During his state of nation address last month, he said that the government would expand the capitation grant, a government fund for schools, as well as the school food program. He said that a restructuring of the food program had regained the financial support of previous development partners who had pulled out because of poor financial reports. The government will also continue to provide incentives and motivation packages for teachers, especially those in deprived areas.

A senior researcher at the Ghana Center for Democratic Development called for greater transparency in the way the capitation grant is spent last July, citing leakages along the transfer chain from the government to district education offices to schools.

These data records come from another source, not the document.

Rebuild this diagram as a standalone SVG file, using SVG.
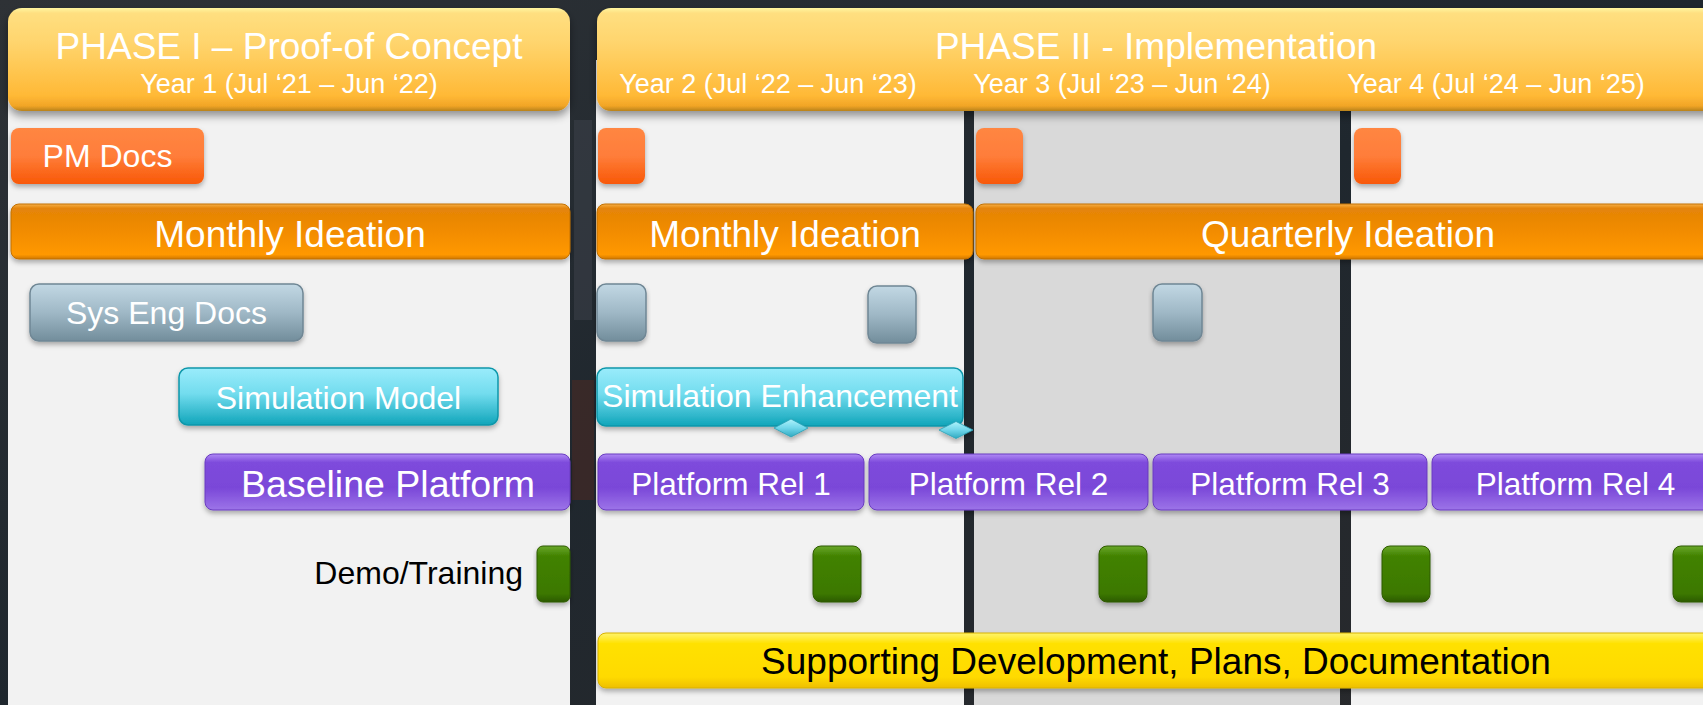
<svg xmlns="http://www.w3.org/2000/svg" width="1703" height="705" viewBox="0 0 1703 705">
<style>
text{font-family:"Liberation Sans",Arial,sans-serif;}
.w{fill:#ffffff;text-anchor:middle;}
.k{fill:#000000;text-anchor:middle;}
.panel{fill:#f2f2f2;}
.panelD{fill:#d9d9d9;}
.hdr{fill:url(#gHdr);filter:url(#sh);}
.pm{fill:url(#gPm);filter:url(#sh2);}
.org{fill:url(#gOrg);stroke:#c27000;stroke-width:1;filter:url(#sh2);}
.gry{fill:url(#gGry);stroke:#6f8795;stroke-width:1.5;filter:url(#sh2);}
.cyn{fill:url(#gCyn);stroke:#0e97aa;stroke-width:1.5;filter:url(#sh2);}
.pur{fill:url(#gPur);stroke:#6a3cc0;stroke-width:1;filter:url(#sh2);}
.grn{fill:url(#gGrn);stroke:#2f5a00;stroke-width:1;filter:url(#sh2);}
.yel{fill:url(#gYel);stroke:#d8b200;stroke-width:1;filter:url(#sh2);}
.dia{fill:url(#gDia);stroke:#2a9fb5;stroke-width:0.8;filter:url(#sh2);}
</style>
<defs>
<linearGradient id="gBg" x1="0" y1="0" x2="1" y2="1">
<stop offset="0" stop-color="#2e3236"/><stop offset="0.5" stop-color="#1f272e"/><stop offset="1" stop-color="#2a2a2c"/>
</linearGradient>
<linearGradient id="gHdr" x1="0" y1="0" x2="0" y2="1">
<stop offset="0" stop-color="#fff6a0"/><stop offset="0.05" stop-color="#ffdf80"/><stop offset="0.35" stop-color="#ffd46c"/><stop offset="0.85" stop-color="#ffb936"/><stop offset="0.95" stop-color="#f2a526"/><stop offset="1" stop-color="#b8821c"/>
</linearGradient>
<linearGradient id="gPm" x1="0" y1="0" x2="0" y2="1">
<stop offset="0" stop-color="#ff8642"/><stop offset="0.5" stop-color="#ff7d3a"/><stop offset="1" stop-color="#f85806"/>
</linearGradient>
<linearGradient id="gOrg" x1="0" y1="0" x2="0" y2="1">
<stop offset="0" stop-color="#f7b04a"/><stop offset="0.08" stop-color="#e48408"/><stop offset="0.5" stop-color="#f28c00"/><stop offset="0.92" stop-color="#ff9806"/><stop offset="1" stop-color="#d07800"/>
</linearGradient>
<linearGradient id="gGry" x1="0" y1="0" x2="0" y2="1">
<stop offset="0" stop-color="#c2d8e4"/><stop offset="0.5" stop-color="#9fb8c6"/><stop offset="1" stop-color="#728d9b"/>
</linearGradient>
<linearGradient id="gCyn" x1="0" y1="0" x2="0" y2="1">
<stop offset="0" stop-color="#9aecfb"/><stop offset="0.45" stop-color="#72dcee"/><stop offset="1" stop-color="#10a5ba"/>
</linearGradient>
<linearGradient id="gPur" x1="0" y1="0" x2="0" y2="1">
<stop offset="0" stop-color="#b08af5"/><stop offset="0.15" stop-color="#7e4bdc"/><stop offset="0.6" stop-color="#7a47d8"/><stop offset="1" stop-color="#9c74e8"/>
</linearGradient>
<linearGradient id="gGrn" x1="0" y1="0" x2="0" y2="1">
<stop offset="0" stop-color="#6aa82a"/><stop offset="0.18" stop-color="#428200"/><stop offset="0.85" stop-color="#3c7800"/><stop offset="1" stop-color="#2c5a00"/>
</linearGradient>
<linearGradient id="gYel" x1="0" y1="0" x2="0" y2="1">
<stop offset="0" stop-color="#fff46a"/><stop offset="0.2" stop-color="#ffe100"/><stop offset="0.8" stop-color="#ffda00"/><stop offset="1" stop-color="#eebf00"/>
</linearGradient>
<linearGradient id="gDia" x1="0" y1="0" x2="0" y2="1">
<stop offset="0" stop-color="#b0f3fc"/><stop offset="0.5" stop-color="#70d6ea"/><stop offset="1" stop-color="#2fa9c0"/>
</linearGradient>
<filter id="sh" x="-5%" y="-20%" width="110%" height="150%">
<feDropShadow dx="0" dy="5" stdDeviation="4" flood-color="#000" flood-opacity="0.4"/>
</filter>
<filter id="sh2" x="-10%" y="-20%" width="120%" height="150%">
<feDropShadow dx="0" dy="3" stdDeviation="2.5" flood-color="#000" flood-opacity="0.3"/>
</filter>
</defs>

<g id="background">
<rect x="0" y="0" width="1703" height="705" fill="url(#gBg)"/>
<rect x="572" y="380" width="22" height="120" fill="#4a2a24" opacity="0.6"/>
<rect x="574" y="120" width="18" height="200" fill="#3a4048" opacity="0.6"/>
</g>

<g id="panels">
<rect class="panel" x="8" y="60" width="562" height="645"/>
<rect class="panel" x="596" y="60" width="368" height="645"/>
<rect class="panelD" x="974" y="60" width="366" height="645"/>
<rect class="panel" x="1351" y="60" width="352" height="645"/>
</g>

<g id="phase1-header">
<rect class="hdr" x="8" y="8" width="562" height="103" rx="14"/>
<text class="w" x="289" y="59" font-size="37">PHASE I – Proof-of Concept</text>
<text class="w" x="289" y="93" font-size="27">Year 1 (Jul ‘21 – Jun ‘22)</text>
</g>

<g id="phase2-header">
<rect class="hdr" x="597" y="8" width="1130" height="103" rx="14"/>
<text class="w" x="1156" y="59" font-size="37">PHASE II - Implementation</text>
<text class="w" x="768" y="93" font-size="27">Year 2 (Jul ‘22 – Jun ‘23)</text>
<text class="w" x="1122" y="93" font-size="27">Year 3 (Jul ‘23 – Jun ‘24)</text>
<text class="w" x="1496" y="93" font-size="27">Year 4 (Jul ‘24 – Jun ‘25)</text>
</g>

<g id="pm-docs">
<rect class="pm" x="11" y="128" width="193" height="56" rx="8"/>
<text class="w" x="107.5" y="167" font-size="32">PM Docs</text>
</g>
<g id="pm-y2"><rect class="pm" x="598" y="128" width="47" height="56" rx="8"/></g>
<g id="pm-y3"><rect class="pm" x="976" y="128" width="47" height="56" rx="8"/></g>
<g id="pm-y4"><rect class="pm" x="1354" y="128" width="47" height="56" rx="8"/></g>

<g id="monthly-ideation-1">
<rect class="org" x="11" y="204" width="559" height="55" rx="8"/>
<text class="w" x="290" y="247" font-size="37">Monthly Ideation</text>
</g>
<g id="monthly-ideation-2">
<rect class="org" x="597" y="204" width="376" height="55" rx="8"/>
<text class="w" x="785" y="247" font-size="37">Monthly Ideation</text>
</g>
<g id="quarterly-ideation">
<rect class="org" x="976" y="204" width="745" height="55" rx="8"/>
<text class="w" x="1348" y="247" font-size="37">Quarterly Ideation</text>
</g>

<g id="sys-eng-docs">
<rect class="gry" x="30" y="284" width="273" height="57" rx="9"/>
<text class="w" x="166.5" y="324" font-size="32">Sys Eng Docs</text>
</g>
<g id="se-y2a"><rect class="gry" x="597" y="284" width="49" height="57" rx="9"/></g>
<g id="se-y2b"><rect class="gry" x="868" y="286" width="48" height="57" rx="9"/></g>
<g id="se-y3"><rect class="gry" x="1153" y="284" width="49" height="57" rx="9"/></g>

<g id="simulation-model">
<rect class="cyn" x="179" y="368" width="319" height="57" rx="9"/>
<text class="w" x="338.5" y="409" font-size="32">Simulation Model</text>
</g>
<g id="simulation-enhancement">
<rect class="cyn" x="597" y="368" width="366" height="58" rx="9"/>
<text class="w" x="780" y="407" font-size="32">Simulation Enhancement</text>
</g>
<g id="milestone-1"><polygon class="dia" points="774,428 791,419 808,428 791,437"/></g>
<g id="milestone-2"><polygon class="dia" points="939,430 956,421.5 973,430 956,438.5"/></g>

<g id="baseline-platform">
<rect class="pur" x="205" y="454" width="365" height="56" rx="8"/>
<text class="w" x="388" y="497" font-size="37.5">Baseline Platform</text>
</g>
<g id="platform-rel-1">
<rect class="pur" x="598" y="454" width="266" height="56" rx="8"/>
<text class="w" x="731" y="495" font-size="31.5">Platform Rel 1</text>
</g>
<g id="platform-rel-2">
<rect class="pur" x="869" y="454" width="279" height="56" rx="8"/>
<text class="w" x="1008.5" y="495" font-size="31.5">Platform Rel 2</text>
</g>
<g id="platform-rel-3">
<rect class="pur" x="1153" y="454" width="274" height="56" rx="8"/>
<text class="w" x="1290" y="495" font-size="31.5">Platform Rel 3</text>
</g>
<g id="platform-rel-4">
<rect class="pur" x="1432" y="454" width="287" height="56" rx="8"/>
<text class="w" x="1575.5" y="495" font-size="31.5">Platform Rel 4</text>
</g>

<g id="demo-training">
<text x="523" y="584" font-size="32" fill="#000" text-anchor="end">Demo/Training</text>
<rect class="grn" x="537" y="546" width="33" height="56" rx="6"/>
</g>
<g id="demo-y2"><rect class="grn" x="813" y="546" width="48" height="56" rx="8"/></g>
<g id="demo-y3"><rect class="grn" x="1099" y="546" width="48" height="56" rx="8"/></g>
<g id="demo-y4a"><rect class="grn" x="1382" y="546" width="48" height="56" rx="8"/></g>
<g id="demo-y4b"><rect class="grn" x="1673" y="546" width="48" height="56" rx="8"/></g>

<g id="supporting-development">
<rect class="yel" x="598" y="633" width="1130" height="55" rx="8"/>
<text class="k" x="1156" y="674" font-size="37">Supporting Development, Plans, Documentation</text>
</g>

<g id="connectors"></g>
</svg>
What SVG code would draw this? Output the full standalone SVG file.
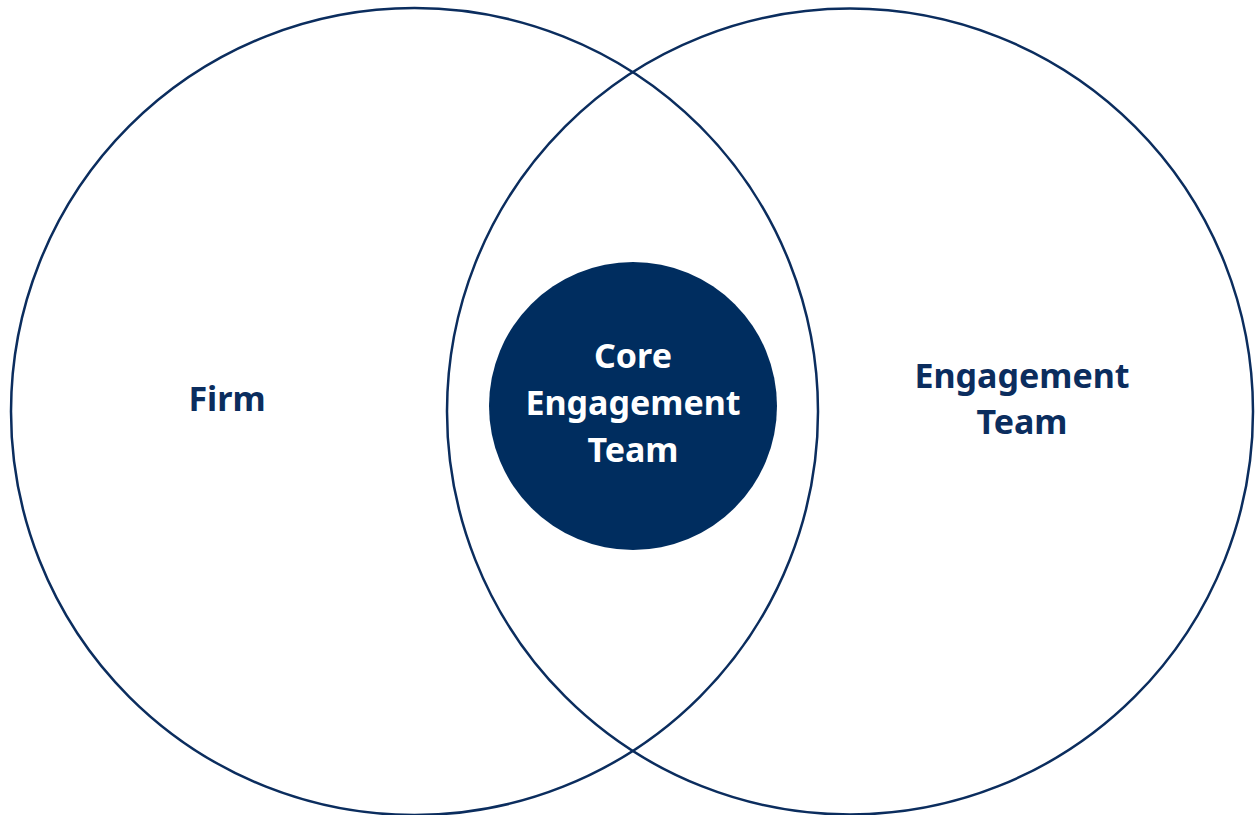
<svg xmlns="http://www.w3.org/2000/svg" width="1255" height="815" viewBox="0 0 1255 815">
<style>
.ring{fill:none;stroke:#0b2d5e;stroke-width:2.5}
.lbl{font-family:"Noto Sans","Open Sans","Liberation Sans",sans-serif;font-weight:700;font-size:34px;text-anchor:middle;fill:#0b2d5e}
.inv{fill:#ffffff}
</style>
<rect width="1255" height="815" fill="#ffffff"/>
<g id="firm">
<circle class="ring" cx="414.5" cy="411.5" r="403.5"/>
<text class="lbl" x="227" y="411">Firm</text>
</g>
<g id="engagement-team">
<circle class="ring" cx="850" cy="411.5" r="403"/>
<text class="lbl" x="1022" y="388">Engagement</text>
<text class="lbl" x="1022" y="434">Team</text>
</g>
<g id="core-engagement-team">
<circle cx="633" cy="406" r="144" fill="#002d5f"/>
<text class="lbl inv" x="633" y="368">Core</text>
<text class="lbl inv" x="633" y="415">Engagement</text>
<text class="lbl inv" x="633" y="462">Team</text>
</g>
<g id="connectors"/>
</svg>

International organizations have also aimed to reduce the disparities among schools. UNICEF donates books and other supplies to schools in rural areas. For example, it distributed bicycles to girls in northern Ghana so they could get to school. Plan Ghana, an international children’s development organization, provides infrastructure, such as toilet facilities, playgrounds and libraries, to schools in rural areas.

Amoo says that for Ghanaian children to compete with other children on the global front, the country needs to invest in their education, put them first, listen to their views and take them into consideration. He pleads that government leaders not misplace their priorities when it comes to the development of the country.

“Remember that your decisions and actions you take as a politician, a reverend minister, a doctor, a teacher, a journalist or any other professional may touch a life,” he says.